Justia Contracts Opinion Summaries
Dilliner v. Seneca-Cayuga Tribe of Oklahoma
Twenty three former tribal employees sued the Seneca-Cayuga Tribe of Oklahoma for breach of employment contracts. The contracts contained a limited waiver of sovereign immunity. Tribal law requires that waiver of sovereign immunity must be consented to by the Business Committee of the Tribe by resolution. The trial judge, on motion for reconsideration, granted the Tribe's motion to dismiss for lack of subject matter jurisdiction and dismissed the case. On appeal, the question before the Supreme Court was whether the Tribe expressly and unequivocally waived its sovereign immunity with respect to Plaintiffs' employment contracts. Upon review of the contracts and the applicable tribal resolutions and legal standards, the Supreme Court held that waiver of sovereign immunity was neither expressed nor consented to in the Business Committee's resolutions that authorized the Chief to sign the employment contracts. The Court affirmed the lower courtâs decision.
1/2 Price Checks Cashed v. United Automobile Ins. Co.

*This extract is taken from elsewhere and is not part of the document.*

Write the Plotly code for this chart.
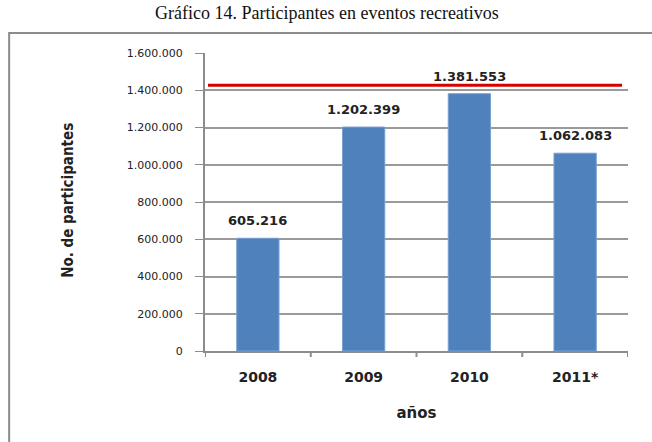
import plotly.graph_objects as go

years = ["2008", "2009", "2010", "2011*"]
participants = [605216, 1202399, 1381553, 1062083]
value_labels = ["605.216", "1.202.399", "1.381.553", "1.062.083"]
ref_level = 1427000
y_ticks = [0, 200000, 400000, 600000, 800000, 1000000, 1200000, 1400000, 1600000]
y_tick_text = ["0", "200.000", "400.000", "600.000", "800.000",
               "1.000.000", "1.200.000", "1.400.000", "1.600.000"]

xpos = list(range(len(years)))
label_font = dict(family="DejaVu Sans", size=13, color="#222", weight="bold")
GRAY = "#8c8c8c"

fig = go.Figure()
fig.add_trace(
    go.Bar(
        x=xpos,
        y=participants,
        width=0.4,
        marker=dict(color="#4f81bd", line=dict(color="#7aa0d0", width=1)),
        showlegend=False,
        customdata=years,
        hovertemplate="%{customdata}: %{y}<extra></extra>",
    )
)

# value labels above bars
for xi, v, t in zip(xpos, participants, value_labels):
    fig.add_annotation(
        x=xi, y=v, text=t, showarrow=False,
        yanchor="bottom", yshift=8, font=label_font,
    )

# red reference line
fig.add_shape(
    type="line", xref="paper", yref="y",
    x0=0.007, x1=0.986, y0=ref_level, y1=ref_level,
    line=dict(color="#d40000", width=3), layer="above",
)

# outer frame
fig.add_shape(
    type="rect", xref="paper", yref="paper",
    x0=-0.463, x1=1.1, y0=-0.4, y1=1.067,
    line=dict(color=GRAY, width=2), layer="below",
)

fig.add_annotation(
    text="Gráfico 14. Participantes en eventos recreativos",
    xref="paper", yref="paper", x=0.288, y=1.134, xanchor="center", yanchor="middle",
    showarrow=False,
    font=dict(family="Liberation Serif", size=18, color="#111"),
)

# y axis title
fig.add_annotation(
    text="No. de participantes",
    xref="paper", yref="paper", x=-0.324, y=0.507, xanchor="center", yanchor="middle",
    textangle=-90, showarrow=False,
    font=dict(family="DejaVu Sans Condensed", size=15, color="#222", weight="bold"),
)

fig.update_layout(
    width=652,
    height=442,
    margin=dict(l=205, r=24, t=53, b=91),
    paper_bgcolor="white",
    plot_bgcolor="white",
)

fig.update_xaxes(
    range=[-0.5, len(years) - 0.5],
    tickvals=xpos, ticktext=years,
    showline=True, linecolor=GRAY, linewidth=2,
    ticks="", showgrid=False, zeroline=False,
    ticklabelstandoff=12,
    tickfont=dict(family="DejaVu Sans", size=14, color="#222", weight="bold"),
    title=dict(text="años", font=dict(family="DejaVu Sans", size=15, color="#222", weight="bold"),
               standoff=24),
)
# tick marks between categories
for b in [x - 0.5 for x in xpos] + [len(years) - 0.5]:
    fig.add_shape(
        type="line", xref="x", yref="paper",
        x0=b, x1=b, y0=0, y1=-0.02,
        line=dict(color=GRAY, width=2),
    )

fig.update_yaxes(
    range=[0, 1600000],
    tickvals=y_ticks, ticktext=y_tick_text,
    showline=True, linecolor=GRAY, linewidth=2,
    ticks="outside", tickcolor=GRAY, ticklen=8,
    ticklabelstandoff=10,
    showgrid=True, gridcolor="#9a9a9a", gridwidth=1.5,
    zeroline=False,
    tickfont=dict(family="DejaVu Sans", size=11, color="#222"),
)

fig.write_html(
    "out.html",
    config={"displayModeBar": False},
    post_script="document.body.style.margin='0';",
)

1/2 Price Checks Cashed (Half-Price) brought a suit in a Dallas County justice court asserting breach of contract on the basis of the obligation owed by the drawer of a check under Tex. Bus. & Com. 3.414 and requested attorney's fees. At issue was whether a holder of a dishonored check could recover attorney's fees under Texas Civil Practice and Remedies Code section 38.001(8) in an action against a check's drawer under section 3.414. The court held that Half-Price's section 3.414 claim was a suit on a contract to which section 38.001(a) applied and applying section 38.001(8) to the claim did not disrupt Article 3 of the Uniform Commercial Code's statutory scheme. Therefore, the court reversed the judgment and remanded for a determination of attorney's fees.
Traugott v. Va. Transp.
Claimant Anthony Traugott, a Kentucky resident, filed an application for benefits alleging that he injured his left arm in Missouri while working for defendant-employer under a contract of hire. The employer was headquartered in Rhode Island and had no office in Kentucky. The employer denied the claim on the grounds that Kentucky lacked extraterritorial jurisdiction over the matter under Ky. Rev. Stat. 342.670. The ALJ dismissed the claim based on findings that the claimant's employment was not principally localized in Kentucky and that the contract for hire was not made in Kentucky. The claimant appealed, and the Workers' Compensation Board affirmed, noting that the claimant failed to petition for reconsideration and that the record contained substantial evidence to support the ALJ's legal decision. The Court of Appeals affirmed. On appeal, the claimant maintained that the court erred by failing to find that contract for hire was made in Kentucky. The Supreme Court affirmed, finding the record contained no evidence to support claimant's argument.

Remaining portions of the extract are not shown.